There are many reasons for Britain’s poor productivity performance. Investment as a share of GDP over the period 1997-2017 was the lowest of 34 advanced economies, including Greece and Italy. Low business investment and inadequate infrastructure are bad for productivity. Levels of skills also compare badly with other countries.

Since the crisis, the normal forces of “creative destruction”, in which inefficient, low-productivity firms fail and new growth leaders emerge has been thwarted. Too many zombies still roam Britain’s economy. A service-sector dominated economy is likely to be less productive than one with a larger manufacturing base.

There is, though, another factor and it goes back to the way that productivity is calculated. We can debate whether the numerator, GDP, is under-recorded, particularly in an increasingly digital age. It may be, but probably not by enough to make a serious difference.


The denominator, however, is also of interest. Throughout modern economic history, it appeared to be a certainty that the working week would decline. So, in Britain, the average working week, 60 hours or more in the 1850s, 55 by 1900, less than 50 in the inter-war years and close to 40 in the post-war period, would fall much further. Computers and automation would reduce the need for people to be in the workplace for so long.

This was the context in which Keynes, in his Economic Possibilities for Our Grandchildren in 1930, speaking out against “a bad attack of economic pessimism”, wrote of the prospect of 15 hour working weeks becoming the norm.

It has not happened. The average working week for full-time workers in Britain in the first three months of this year was 37.1 hours. Not only is that a lot more than 15 but it has barely declined – by just over an hour – in a quarter of a century. The downward progress of the working week has been halted.

It is easy to observe examples of why this is the case. Longer opening hours in retailing – which may merely have spread the available spend over an extended time period – mean longer working weeks for employees, together with more hours of dead time, long periods when there is nobody in the store and very little productivity is being generated.

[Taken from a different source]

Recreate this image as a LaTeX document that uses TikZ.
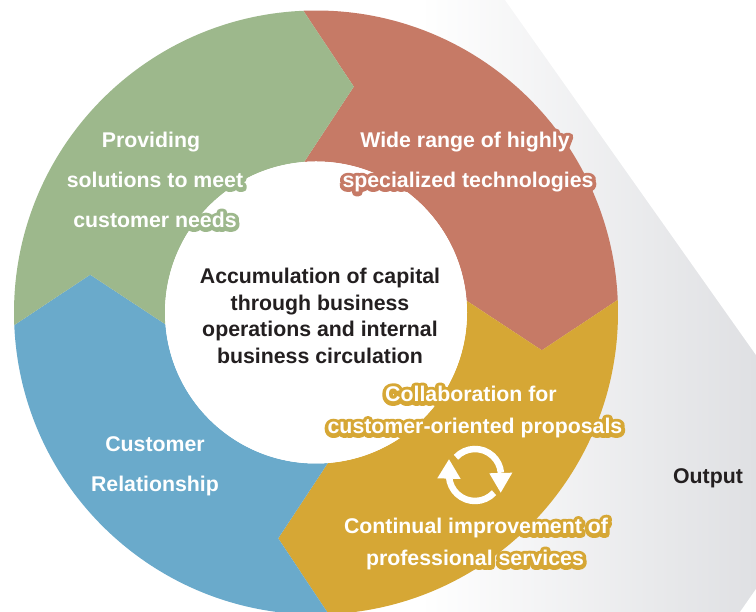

Other “always on” consumer and business-facing sectors, which are expected to provide a round the clock service, are in a similar situation. While some countries have begun to move towards four-day working weeks as the norm, Britain has not. Being present is either required or expected. It is more than 60 years since C. Northcote Parkinson came up with what became known as Parkinson’s law, that “work expands so as to fill the time available for its completion” but it is arguably more accurate now than then.

How unusual is Britain? According to OECD data, hours worked by Britons in 2016, an average of 1,676 hours per person, was barely lower than the 1,700 of the year 2000. Not only did other countries have much larger falls, in the case of Germany by nearly 100 hours, but European countries that outshine Britain on productivity tend to have much shorter working hours.

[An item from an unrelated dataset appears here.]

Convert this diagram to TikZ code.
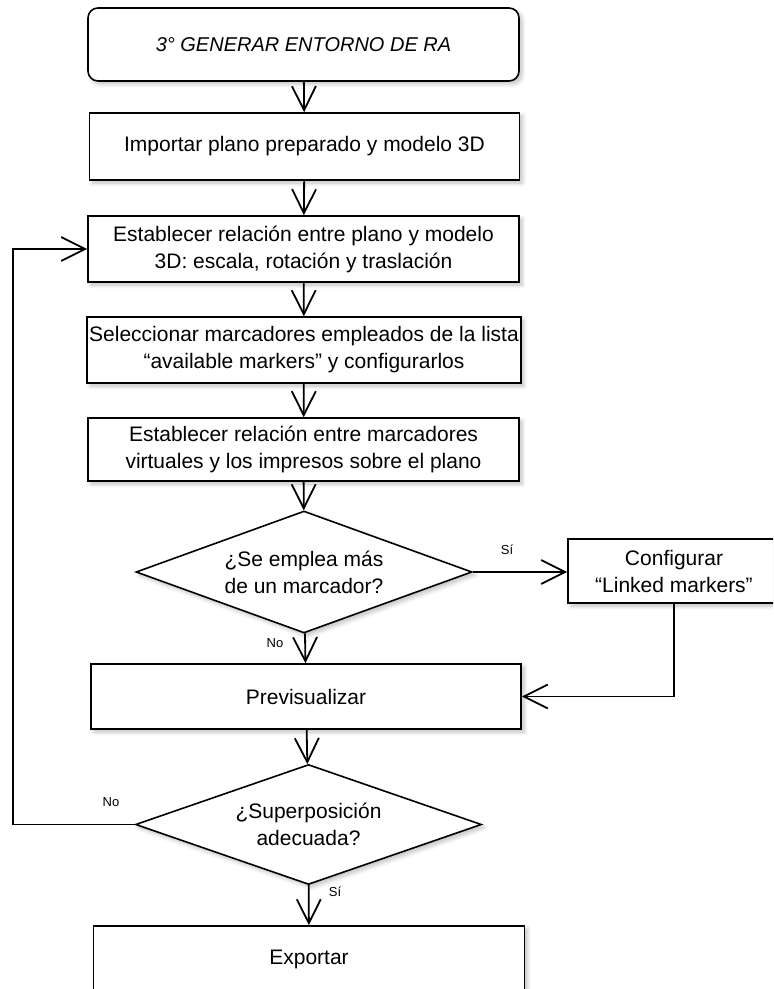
\documentclass[tikz,border=0pt]{standalone}
\usepackage{fontspec}
\setmainfont{Liberation Sans}
\usetikzlibrary{positioning,shapes.geometric,arrows.meta,shadows.blur}

\begin{document}
\begin{tikzpicture}[
    x=0.5pt, y=-0.5pt,
    block/.style={
        rectangle,
        draw=black,
        line width=0.8pt,
        fill=white,
        inner xsep=1pt,
        align=center,
        font=\fontsize{10.5pt}{13.5pt}\selectfont,
        blur shadow={shadow xshift=1.5pt, shadow yshift=-1.5pt, shadow blur steps=6, shadow opacity=25}
    },
    startblock/.style={
        block,
        rounded corners=5pt,
        font=\itshape\fontsize{10pt}{12pt}\selectfont
    },
    decision/.style={
        diamond,
        draw=black,
        line width=0.8pt,
        fill=white,
        inner sep=0pt,
        align=center,
        font=\fontsize{10.5pt}{13.5pt}\selectfont,
        blur shadow={shadow xshift=1.5pt, shadow yshift=-1.5pt, shadow blur steps=6, shadow opacity=25}
    },
    tag/.style={font=\fontsize{6.5pt}{8pt}\selectfont, inner sep=0pt},
    flow/.style={-{Straight Barb[length=12pt,width=12pt]}, line width=0.9pt}
]
    \useasboundingbox (0,0) rectangle (773,989);
    \clip (0,0) rectangle (773,989);

    % Main column
    \node[startblock, minimum width=215.5pt, minimum height=36.5pt] (start) at (303.5,44.5) {3° GENERAR ENTORNO DE RA};
    \node[block, minimum width=215pt, minimum height=33.5pt] (b1) at (304.5,146.5) {Importar plano preparado y modelo 3D};
    \node[block, minimum width=215.5pt, minimum height=33pt] (b2) at (303.5,249) {Establecer relación entre plano y modelo\\3D: escala, rotación y traslación};
    \node[block, minimum width=216pt, minimum height=33pt] (b3) at (304,350) {Seleccionar marcadores empleados de la lista\\“available markers” y configurarlos};
    \node[block, minimum width=215.5pt, minimum height=31.5pt] (b4) at (303.5,449.5) {Establecer relación entre marcadores\\virtuales y los impresos sobre el plano};
    \node[decision, aspect=2.75, minimum width=168pt, minimum height=61pt] (d1) at (304,572) {¿Se emplea más\\de un marcador?};
    \node[block, minimum width=215pt, minimum height=32.5pt] (prev) at (306,696.5) {Previsualizar};
    \node[decision, aspect=2.9, minimum width=173pt, minimum height=60pt] (d2) at (308.5,824.5) {¿Superposición\\adecuada?};
    \node[block, minimum width=215.5pt, minimum height=33pt] (exp) at (309,959) {Exportar};

    \foreach \from/\to in {start/b1, b1/b2, b2/b3, b3/b4, b4/d1, d1/prev, prev/d2, d2/exp}
        \draw[flow] (\from) -- (\to);

    % Side branch
    \node[block, minimum width=106pt, minimum height=32pt] (link) at (674,571) {Configurar\\“Linked markers”};
    \draw[flow] (d1.east) -- (d1.east -| link.west);
    \draw[flow] (link.south) |- (prev.east);

    % Loop back
    \coordinate (loop) at (13,0);
    \draw[flow] (d2.west) -- (d2.west -| loop) |- (b2.west);

    % Labels
    \node[tag] (si1) at (507,550) {Sí};
    \node[tag] (no1) at (275,643) {No};
    \node[tag] (no2) at (111,802) {No};
    \node[tag] (si2) at (335,892) {Sí};
\end{tikzpicture}
\end{document}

On the basis of GDP per hour worked, Germany, where workers put in 300 hours less a year than their British counterparts, achieves 34.5% higher productivity. France, where average annual hours worked are 200 less than in Britain, has 28.7% higher GDP per hour worked.

You can also see this very clearly in an alternative measure of productivity, GDP per worker, where the gap closes dramatically. On this basis German productivity is a mere 9.3% higher than in Britain, while France is 13% higher.

The argument is not as perfect as it might be. America works longer hours than Britain, more than 100 extra a year on average, but also has significantly higher productivity, as much as 36% higher, however it is measured. The post-crisis productivity record for Britain on a GDP per worker basis has also been feeble.

But there is something in it. Studies suggest for every extra hour put in after a certain point there is a decline in productivity; diminishing returns. The Parkinson’s law point stands. It is quite likely that in many organisations where staff attendance is not essential that working hours could be reduced without any meaningful impact on output. It is not the solution to the productivity crisis but it could be part of the solution.